The problem: Starting from the top of the material, restate each line exactly until the line that contains "(9,333) .. (19,339);", which is also copied. Pictures are excluded.
+ + +
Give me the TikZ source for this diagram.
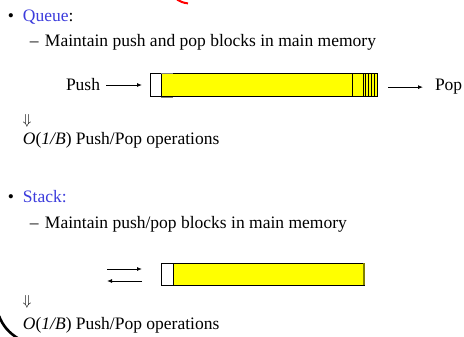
\documentclass[tikz,border=0pt]{standalone}
\usepackage{fontspec}
\setmainfont{Liberation Serif}
\usepackage{tikz,xcolor}
\usetikzlibrary{arrows.meta}

\definecolor{titleblue}{RGB}{60,60,220}
\definecolor{blockyellow}{RGB}{255,255,0}
\definecolor{edgeolive}{RGB}{128,128,0}

\tikzset{
	txt/.style={anchor=base west,inner sep=0pt,outer sep=0pt,font=\fontsize{17.5}{21}\selectfont},
	cell/.style={draw=black,line width=1pt,anchor=north west,inner sep=0pt,outer sep=0pt,minimum height=23pt},
	flow/.style={line width=0.9pt,-{Latex[length=5pt,width=4pt]}},
}

\begin{document}
\begin{tikzpicture}[x=1pt,y=-1pt]
	\useasboundingbox (0,0) rectangle (464,337);
%	\draw[help lines, color=black!30, step=20pt,ultra thin](0,0)grid(464,337);

	% cut-off title and margin arc
	\draw [red,line width=2pt](177,-0.5) .. controls (180,1.5) and (183,2.8) .. (188,3.4);
	\draw [black,line width=2.6pt](-1,316) .. controls (3,326) and (9,333) .. (19,339);

	\begin{scope}
		\node [txt] (bq) at (8,22){\textbullet};
		\node [txt,text=titleblue] (queue) at (23,22){Queue\textcolor{black}{:}};
		\node [txt] (dq) at (30,47){--};
		\node [txt] (mq) at (45,47){Maintain push and pop blocks in main memory};

		\node [cell,fill=white,minimum width=11pt] (qhead) at (150,74){};
		\node [cell,fill=blockyellow,minimum width=191pt] (qbody) at (161,74){};
		\node [cell,fill=blockyellow,minimum width=11pt] (qcell) at (352,74){};
		\node [cell,fill=blockyellow,minimum width=14pt] (qtail) at (363,74){};
		\foreach \sx in {365.5,368.5,371.5,374.5}
			\draw [black,line width=0.9pt](\sx,74)--(\sx,97);
		\draw [gray,line width=0.8pt](161,73.2)--(173,73.2);
		\draw [gray,line width=0.8pt](161,97.8)--(173,97.8);

		\node [txt] (push) at (66,91){Push};
		\node [txt] (pop) at (435,91){Pop};
		\draw [flow,shorten <=6pt,shorten >=8pt](push.east)--(push.east-|qhead.west);
		\draw [flow,shorten <=11pt,shorten >=12pt](pop.west-|qtail.east)--(pop.west);

		\node [anchor=center,inner sep=0pt,font=\fontsize{15}{18}\selectfont] (iq) at (27,121){$\Downarrow$};
		\node [txt] (oq) at (23,145){\textit{O}(\textit{1/B}) Push/Pop operations};
	\end{scope}

	\begin{scope}
		\node [txt] (bs) at (8,203){\textbullet};
		\node [txt,text=titleblue] (stack) at (23,203){Stack:};
		\node [txt] (ds) at (30,228){--};
		\node [txt] (ms) at (45,228){Maintain push/pop blocks in main memory};

		\node [cell,fill=white,minimum width=12pt,minimum height=22pt] (shead) at (161,263){};
		\node [cell,fill=blockyellow,minimum width=191pt,minimum height=22pt] (sbody) at (173,263){};
		\draw [edgeolive,line width=1.2pt](sbody.north east)--(sbody.south east);

		\coordinate (inL) at (107,269);
		\coordinate (inR) at (142,269);
		\coordinate (outR) at (142,281);
		\coordinate (outL) at (107,281);
		\draw [flow](inL)--(inR);
		\draw [flow](outR)--(outL);

		\node [anchor=center,inner sep=0pt,font=\fontsize{15}{18}\selectfont] (is) at (27,302){$\Downarrow$};
		\node [txt] (os) at (23,329){\textit{O}(\textit{1/B}) Push/Pop operations};
	\end{scope}

\end{tikzpicture}
\end{document}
+ + +
Response:
Give me the TikZ source for this diagram.
\documentclass[tikz,border=0pt]{standalone}
\usepackage{fontspec}
\setmainfont{Liberation Serif}
\usepackage{tikz,xcolor}
\usetikzlibrary{arrows.meta}

\definecolor{titleblue}{RGB}{60,60,220}
\definecolor{blockyellow}{RGB}{255,255,0}
\definecolor{edgeolive}{RGB}{128,128,0}

\tikzset{
	txt/.style={anchor=base west,inner sep=0pt,outer sep=0pt,font=\fontsize{17.5}{21}\selectfont},
	cell/.style={draw=black,line width=1pt,anchor=north west,inner sep=0pt,outer sep=0pt,minimum height=23pt},
	flow/.style={line width=0.9pt,-{Latex[length=5pt,width=4pt]}},
}

\begin{document}
\begin{tikzpicture}[x=1pt,y=-1pt]
	\useasboundingbox (0,0) rectangle (464,337);
%	\draw[help lines, color=black!30, step=20pt,ultra thin](0,0)grid(464,337);

	% cut-off title and margin arc
	\draw [red,line width=2pt](177,-0.5) .. controls (180,1.5) and (183,2.8) .. (188,3.4);
	\draw [black,line width=2.6pt](-1,316) .. controls (3,326) and (9,333) .. (19,339);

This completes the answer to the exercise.